Pode variar, entretanto, o uso do termo «capacidade», em consonância com sua especialização nos segmentos da ordenação positiva. Por exemplo, ao falar-se em «capacidade tributária» não se está a compreender uma aptidão para adquirir direitos ou deveres por ato pessoal, próprio, mas, isto sim, a aptidão de ser credor na relação tributária. Já o termo «capacidade ativa», no direito eleitoral brasileiro em vigor, parece compreender o exercício pessoal do direito de voto (que, nada obstante, também se prevê como dever): mas outrora, ao tempo da Constituição imperial brasileira de 1824, admitia-se o voto por procuração. Noutros exemplos, a noção de «capacidade trabalhista» considera a aptidão para o exercício pessoal dos atos laborais;  a de «capacidade notarial» é referível, principalmente, à capacidade dos outorgantes (e não se pode recusar que se estenda aos representantes e a outros intervenientes nos atos notariais), mas abarca ainda uma série de noções específicas dentro no gênero «capacidade notarial», observada a variação dos ordenamentos positivos: assim, fala-se em «capacidade aquisitiva notarial», «capacidade dispositiva notarial», «capacidade dos estatutos» (pessoal, real e formal), «capacidade dos estados civis», ou das «dignidades, dos cargos», etc. (cf., a propósito, Miguel Fernández Casado). Ad summam, pode até dizer-se que não há questão de capacidade sem interesse para a atuação do notário; na esfera dos registros públicos, fala-se na «capacidade registral»: p.ex., prevê a Lei 6.015 a particular capacidade de declaração do nascimento e de óbito perante o registro civil de pessoas naturais (arts. 52 e 79); ainda, a capacidade para pleitear a alteração do nome (“O interessado, no primeiro ano após ter atingido a maioridade civil, poderá, pessoalmente ou por procurador bastante, alterar o nome, desde que não prejudique os apelidos de família, averbando-se a alteração que será publicada pela imprensa” −art. 57; cf. também o § 8º do mesmo art. 57 sobre a capacidade dos enteados para averbar “o nome de família de seu padrasto ou de sua madrasta, desde que haja expressa concordância destes, sem prejuízo de seus apelidos de família”).
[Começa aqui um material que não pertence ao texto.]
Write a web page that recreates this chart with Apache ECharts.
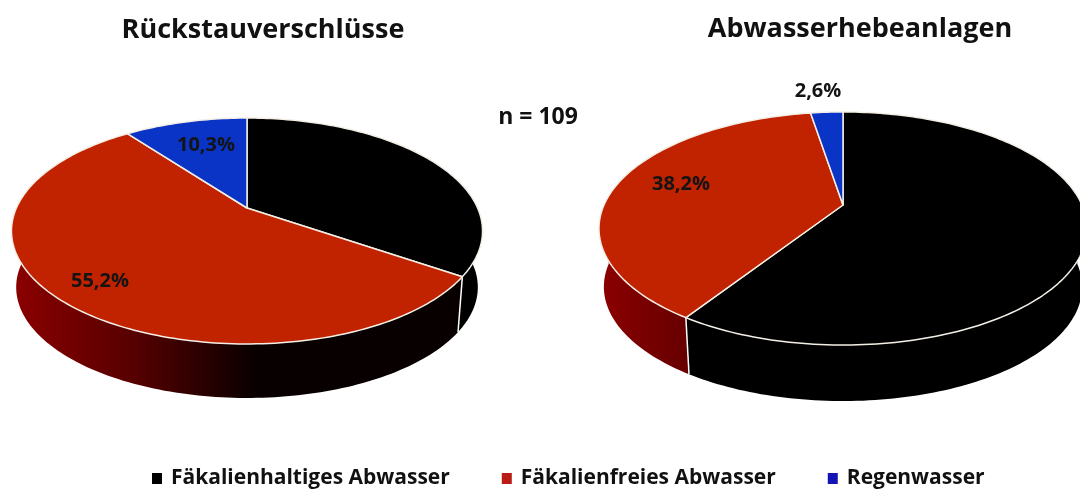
<!DOCTYPE html>
<html>
<head>
<meta charset="utf-8">
<style>html,body{margin:0;padding:0;background:#fff}#chart{width:1080px;height:489px}</style>
<script src="https://cdn.jsdelivr.net/npm/echarts@6/dist/echarts.min.js"></script>
</head>
<body>
<div id="chart"></div>
<script>
const categories = ['Fäkalienhaltiges Abwasser', 'Fäkalienfreies Abwasser', 'Regenwasser'];
const pieTitles = ['Rückstauverschlüsse', 'Abwasserhebeanlagen'];
const rueckstauValues = [34.5, 55.2, 10.3];
const hebeanlagenValues = [59.2, 38.2, 2.6];
const sampleNote = 'n = 109';
const pieValues = [rueckstauValues, hebeanlagenValues];

const colors = ['#000000', '#c12200', '#0a34c6'];
const legendColors = ['#000000', '#b81c14', '#1414b4'];
const fontFamily = '"Open Sans", sans-serif';

// perspective of the tilted discs: apex, radius, depth
const pies = [
  { cx: 247, cy: 208, c: 230.6, a: 108.3, p: -0.2035, depth: 56.7, shrink: 0.98, labels: [null, [100, 281], [206, 145]] },
  { cx: 843, cy: 205, c: 239, a: 111.8, p: -0.2017, depth: 58.8, shrink: 0.98, labels: [null, [681, 184], [818, 91]] }
];

function project(pie, pct, scale, dy) {
  const t = pct / 100 * Math.PI * 2;
  const u = Math.sin(t), v = -Math.cos(t);
  const d = 1 + pie.p * v;
  return [pie.cx + scale * pie.c * u / d, pie.cy + dy + scale * pie.a * v / d];
}

function arc(pie, from, to, scale, dy) {
  const pts = [];
  const n = Math.max(2, Math.ceil((to - from) * 3));
  for (let i = 0; i <= n; i++) {
    pts.push(project(pie, from + (to - from) * i / n, scale, dy));
  }
  return pts;
}

function renderSlice(params, api) {
  const pieIndex = api.value(0);
  const catIndex = params.seriesIndex;
  const pie = pies[pieIndex];
  const values = pieValues[pieIndex];
  let start = 0;
  for (let i = 0; i < catIndex; i++) start += values[i];
  const end = start + api.value(1);
  const children = [];

  // side wall, only the front half is visible
  const from = Math.max(start, 25), to = Math.min(end, 75);
  if (to > from) {
    const top = arc(pie, from, to, 1, 0);
    const bottom = arc(pie, from, to, pie.shrink, pie.depth).reverse();
    const left = pie.cx - pie.c * 1.02;
    children.push({
      type: 'polygon',
      z2: 1,
      shape: { points: top.concat(bottom) },
      style: {
        fill: catIndex === 1
          ? new echarts.graphic.LinearGradient(left, 0, pie.cx + 10, 0, [
              { offset: 0, color: '#8c0000' },
              { offset: 0.5, color: '#560000' },
              { offset: 1, color: '#080000' }
            ], true)
          : colors[catIndex]
      }
    });
    if (start > 25 && start < 75) {
      const a = project(pie, start, 1, 0), b = project(pie, start, pie.shrink, pie.depth);
      children.push({
        type: 'line',
        z2: 2,
        shape: { x1: a[0], y1: a[1], x2: b[0], y2: b[1] },
        style: { stroke: '#ffffff', lineWidth: 1.5 }
      });
    }
  }

  // top face
  children.push({
    type: 'polygon',
    z2: 3,
    shape: { points: [[pie.cx, pie.cy]].concat(arc(pie, start, end, 1, 0)) },
    style: { fill: colors[catIndex], stroke: '#f4efe6', lineWidth: 1.5, lineJoin: 'round' }
  });

  const at = pie.labels[catIndex];
  if (at) {
    children.push({
      type: 'text',
      z2: 4,
      x: at[0],
      y: at[1],
      style: {
        text: api.value(1).toFixed(1).replace('.', ',') + '%',
        fill: '#141414',
        font: '700 20px ' + fontFamily,
        align: 'center',
        verticalAlign: 'middle'
      }
    });
  }
  return { type: 'group', children };
}

const series = categories.map((name, i) => ({
  name,
  type: 'custom',
  coordinateSystem: 'none',
  silent: true,
  clip: false,
  itemStyle: { color: legendColors[i] },
  renderItem: renderSlice,
  data: pieValues.map((vals, p) => [p, vals[i]])
}));

const titleStyle = { fontFamily, fontSize: 27, fontWeight: 700, color: '#111' };
const chart = echarts.init(document.getElementById('chart'), null, { renderer: 'canvas' });
chart.setOption({
  animation: false,
  backgroundColor: '#ffffff',
  title: [
    { text: pieTitles[0], left: 258, top: 12, textAlign: 'center', textStyle: titleStyle },
    { text: pieTitles[1], left: 855, top: 11, textAlign: 'center', textStyle: titleStyle },
    { text: sampleNote, left: 533, top: 101, textAlign: 'center', textStyle: { fontFamily, fontSize: 23, fontWeight: 700, color: '#111' } }
  ],
  legend: {
    left: 147,
    top: 463,
    icon: 'rect',
    itemWidth: 10,
    itemHeight: 11,
    itemGap: 52,
    selectedMode: false,
    textStyle: { fontFamily, fontSize: 21, fontWeight: 700, color: '#111', padding: [0, 0, 0, 4] },
    data: categories
  },
  series
});
</script>
</body>
</html>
Quanto ao registro imobiliário, a mesma Lei 6.015 prevê ampla capacidade registral –“O registro e a averbação poderão ser provocados por qualquer pessoa, incumbindo-lhe as despesas respectivas“ (art. 217)−, o disponente em título gratuito, inclusive, como se lê no art. 218: “Nos atos a título gratuito, o registro pode também ser promovido pelo transferente, acompanhado da prova de aceitação do beneficiado”. Em hipóteses particulares, pode disputar-se acerca de alguma restrição a essa amplitude: p.ex., para o registro de bem de família, a Lei prevê: “o instituidor apresentará ao oficial do registro a escritura pública de instituição, para que mande publicá-la na imprensa local e, à falta, na da Capital do Estado ou do Território” (art. 261);  ou ainda quando se trate do que se pode designar de solicitante samaritano, conjectura pouco provável de ocorrer, qual a de alguém que, encontrando um título caído ao solo, resolve, por filantropia ou talvez caridade, pleitear seu registro no ofício imobiliário.